Begin with the first line and repeat exactly through the line containing "dark_green = '#336600'"; leave every image out.

▸ **DATA BLOCK**
....................
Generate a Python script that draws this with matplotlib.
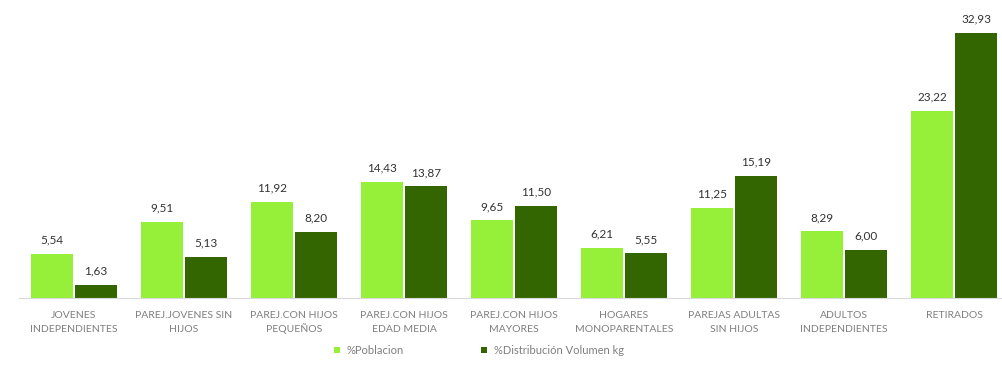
import matplotlib
matplotlib.use('Agg')
import matplotlib.pyplot as plt
import matplotlib.transforms as mtransforms
import numpy as np

# ------------------------------------------------------------
# Data
# ------------------------------------------------------------
categories = ["JOVENES\nINDEPENDIENTES", "PAREJ.JOVENES SIN\nHIJOS", "PAREJ.CON HIJOS\nPEQUEÑOS",
              "PAREJ.CON HIJOS\nEDAD MEDIA", "PAREJ.CON HIJOS\nMAYORES", "HOGARES\nMONOPARENTALES",
              "PAREJAS ADULTAS\nSIN HIJOS", "ADULTOS\nINDEPENDIENTES", "RETIRADOS"]
poblacion = [5.54, 9.51, 11.92, 14.43, 9.65, 6.21, 11.25, 8.29, 23.22]
volumen = [1.63, 5.13, 8.20, 13.87, 11.50, 5.55, 15.19, 6.00, 32.93]
series_names = ["%Poblacion", "%Distribución Volumen kg"]

light_green = '#96f03a'
dark_green = '#336600'

plt.rcParams['font.family'] = ['Lato', 'DejaVu Sans']

fig = plt.figure(figsize=(10.02, 3.69), dpi=100)
ax = fig.add_axes([0.019, 0.192, 0.988, 0.786])

x = np.arange(len(categories))
w = 0.39
b1 = ax.bar(x - 0.2, poblacion, w, color=light_green, label=series_names[0])
b2 = ax.bar(x + 0.2, volumen, w, color=dark_green, label=series_names[1])

for bars, vals in ((b1, poblacion), (b2, volumen)):
    for rect, v in zip(bars, vals):
        ax.annotate(f"{v:.2f}".replace('.', ','),
                    (rect.get_x() + rect.get_width() / 2, rect.get_height()),
                    xytext=(0, 6), textcoords='offset points',
                    ha='center', va='bottom', fontsize=8.5, color='#333333')

ax.set_xlim(-0.5, 8.5)
ax.set_ylim(0, 36)
ax.set_xticks(x)
ax.set_xticklabels([])
ax.tick_params(axis='x', length=0)
ax.set_yticks([])
for s in ['top', 'right', 'left']:
    ax.spines[s].set_visible(False)
ax.spines['bottom'].set_color('#d9d9d9')

# category labels, one text per line so accents don't shift lines
trans = mtransforms.blended_transform_factory(ax.transData, fig.transFigure)
for xi, lab in zip(x, categories):
    for j, line in enumerate(lab.split('\n')):
        ax.text(xi, (369 - 316 - 13 * j) / 369, line, transform=trans,
                ha='center', va='center', fontsize=7.5, color='#7f7f7f')

leg = fig.legend(handles=[b1, b2], labels=series_names, loc='center',
                 bbox_to_anchor=(0.478, 0.05), ncol=2, frameon=False,
                 fontsize=8, handlelength=0.5, handleheight=0.5,
                 columnspacing=7.0, handletextpad=0.6)
for t in leg.get_texts():
    t.set_color('#7f7f7f')

fig.savefig('out.png', dpi=100)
....................
▸ **SOLUTION TO THE PROBLEM**
Generate a Python script that draws this with matplotlib.
import matplotlib
matplotlib.use('Agg')
import matplotlib.pyplot as plt
import matplotlib.transforms as mtransforms
import numpy as np

# ------------------------------------------------------------
# Data
# ------------------------------------------------------------
categories = ["JOVENES\nINDEPENDIENTES", "PAREJ.JOVENES SIN\nHIJOS", "PAREJ.CON HIJOS\nPEQUEÑOS",
              "PAREJ.CON HIJOS\nEDAD MEDIA", "PAREJ.CON HIJOS\nMAYORES", "HOGARES\nMONOPARENTALES",
              "PAREJAS ADULTAS\nSIN HIJOS", "ADULTOS\nINDEPENDIENTES", "RETIRADOS"]
poblacion = [5.54, 9.51, 11.92, 14.43, 9.65, 6.21, 11.25, 8.29, 23.22]
volumen = [1.63, 5.13, 8.20, 13.87, 11.50, 5.55, 15.19, 6.00, 32.93]
series_names = ["%Poblacion", "%Distribución Volumen kg"]

light_green = '#96f03a'
dark_green = '#336600'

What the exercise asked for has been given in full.